У меня был долгий разговор с Гайяром и Бертраном, прошедший доверительно и с большой взаимной симпатией. Я откровенно рассказала о своих сомнениях: «В Нью-Йорке я зарабатывала пятнадцать сотен франков в день, в Берлине — семь сотен. Смотрите, а теперь мне предлагают то-то и то-то…» Гайяр изучил список, который я ему принесла:
— Понимаю, что для тебя это соблазнительно, но я привязан к тебе и будет очень тяжело тебя отпустить. Мы могли бы пересмотреть твои условия и дать восемьсот франков в месяц.
— Но мы не можем предложить больше! Если мы будем платить тебе тысячу франков, то нам придется поднять зарплату и всем остальным старшим солисткам. Это невозможно… Опера не так богата.
— Мне будет очень грустно расстаться с Оперой, но, кажется, это единственно возможное решение.
— Мы не можем мешать твоей звездной карьере. Будь уверена, мы очень радуемся твоим успехам, хотя и сожалеем, что тебя здесь больше не будет.
Так я и покинула Оперу… с тяжелым сердцем. Но я стремилась к новым высотам и ни разу не пожалела о принятом решении, благодаря чему передо мною открылся новый мир путешествий, блистательной карьеры и успеха, который ждал меня во всех странах Европы. Наконец, благодаря этому у меня огромное количество бесценных воспоминаний.
Но в разгар приготовлений к новому сезону 1899 года все вдруг трагическим образом изменилось. Нет больше речи ни о каких контрактах, ни о каких путешествиях, все мои планы были отложены
Некоторое время спустя после переговоров с Гайяром здоровье мамы вновь ухудшилось. Боли в боку не только возобновились, но и усилились. Ей стало трудно ходить. После двух месяцев сопротивления она, совсем не неженка, все-таки слегла и почти не вставала с постели. Когда она снова стала жаловаться на боли, я вызвала врача, хорошего специалиста, очень знающего. Он особенно ничем не обеспокоился и выписал разные лекарства, которые не принесли никакого облегчения. Тогда он прописал компрессы с лауданумом[135]. Вместо того чтобы убрать неприятные симптомы, они вызывали у нее чувство чудовищного жжения, так что она с криками их срывала. Потеряв голову от страха, я попросила консультации у профессоров Люка Шампьоньера, Лемаршана и Жиля де ла Туретта, возглавлявших три главные больницы Парижа. Они давали сдержанные прогнозы, и по их строгим речам я поняла, что состояние матери очень тяжелое. Но я не отчаивалась, принять все как должное было слишком ужасно. Я обратилась еще и к доктору Жоржу Бергеру, одному из самых известных врачей того времени. После долгого осмотра больной он сказал мне наедине в кабинете: «Никакое хирургическое вмешательство невозможно!»

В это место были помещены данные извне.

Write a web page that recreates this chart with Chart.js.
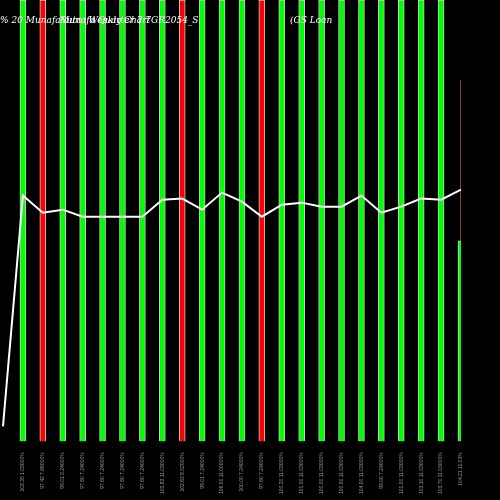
<!DOCTYPE html>
<html><head><meta charset="utf-8">
<script src="https://cdn.jsdelivr.net/npm/chart.js"></script>
<style>body{margin:0;background:#000}#w{width:500px;height:500px}</style>
</head><body><div id="w"><canvas id="c"></canvas></div>
<script>
const labels = ["", "103.35 1.03000%", "97.42 7.66000%", "99.01 3.24000%", "97.60 7.24000%", "97.60 7.24000%", "97.60 7.24000%", "97.60 7.24000%", "103.83 11.03000%", "102.63 8.52000%", "99.01 7.24000%", "106.00 11.00000%", "100.00 7.24000%", "97.60 7.24000%", "100.20 11.03000%", "101.00 11.03000%", "100.00 11.03000%", "100.00 11.03000%", "104.00 11.03000%", "99.00 7.24000%", "101.00 11.03000%", "103.10 11.03000%", "103.70 11.03000%", "104.21 11.03%"];
const barValues = [null, 440, 440, 440, 440, 440, 440, 440, 440, 440, 440, 440, 440, 440, 440, 440, 440, 440, 440, 440, 440, 440, 440, 200];
const barUp = [true, true, false, true, true, true, true, true, true, false, true, true, true, false, true, true, true, true, true, true, true, true, true, true];
const lineValues = [15, 245, 228, 231, 224, 224, 224, 224, 241, 242, 231, 248, 239, 224, 236, 238, 234, 234, 245, 228, 234, 242, 241, 251];
const wick = [null, null, null, null, null, null, null, null, null, null, null, null, null, null, null, null, null, null, null, null, null, null, null, [200, 360]];

const titlePlugin = {
  id: "title",
  afterDraw(chart) {
    const ctx = chart.ctx;
    ctx.save();
    ctx.fillStyle = "#fff";
    ctx.font = "italic 9px 'DejaVu Serif'";
    ctx.fillText("% 20 MunafaSutra Weekly Chart", 0, 23);
    ctx.fillText("Munafa Quarter 7.7GR2054_S", 60, 23);
    ctx.fillText("(GS Loan", 290, 23);
    ctx.restore();
  }
};

new Chart(document.getElementById("c"), {
  data: {
    labels: labels,
    datasets: [
      { type: "line", data: lineValues, borderColor: "#fff", borderWidth: 2, pointRadius: 0, tension: 0, order: 0 },
      { type: "bar", data: wick, backgroundColor: "#a0522d", barThickness: 1, grouped: false, order: 2 },
      { type: "bar", data: barValues, backgroundColor: barUp.map(u => u ? "#00ff00" : "#ff0000"), borderColor: "#ccc", borderWidth: 1, barThickness: 6, grouped: false, order: 1 }
    ]
  },
  options: {
    responsive: true, maintainAspectRatio: false, animation: false,
    layout: { padding: { left: 0, right: 39, top: 0, bottom: 3 } },
    plugins: { legend: { display: false }, tooltip: { enabled: false } },
    scales: {
      x: { offset: false, grid: { display: false }, border: { display: false },
        ticks: { autoSkip: false, minRotation: 90, maxRotation: 90, color: "#999", font: { size: 5 } } },
      y: { display: false, min: 0, max: 440 }
    }
  },
  plugins: [titlePlugin]
});
</script></body></html>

Я передала этот вердикт нашему доктору, который продолжал приходить ежедневно. Очень осторожно он сказал, что болезнь матери «неизлечима». Ужасные слова! Она, сама доброта, щедрость и благородство, она — неизлечима? Все во мне восставало против такой несправедливости, я не желала смиряться с приговором. Мысль, что моя мать, полная жизни и красоты, в сорок девять лет оставит меня, казалась такой абсурдной, что я отказывалась ее принять и заставляла себя надеяться, что ее сильная натура победит загадочную болезнь. Я хотела надеяться вопреки очевидному. Лицо ее стало бледным, щеки ввалились, она теряла силы и с каждым днем становилась все слабее. Страдания ее становились все невыносимее, и врач выписал успокоительные, но они не очень помогали. «Мы подождем, сколько сможем, прежде чем начать давать морфий…» Морфий… это слово меня ужасало.
Тем не менее пришлось прибегнуть к этому средству. Моя бедная дорогая мама, не встававшая с постели с марта, начиная с апреля уже совсем не спала. Поскольку ужасные боли не давали ей передышки, мы начали делать уколы. Доктор научил меня как. Я спала в комнате матери на маленькой кушетке и, когда она начинала стонать среди ночи, вставала и делала укол. У меня была дневная сиделка, но ночью я решила делать все сама. Нас двоих едва хватало, чтобы следить за больной, которая, несмотря на жестокие боли, постоянно стремилась отбросить покрывала и встать с постели.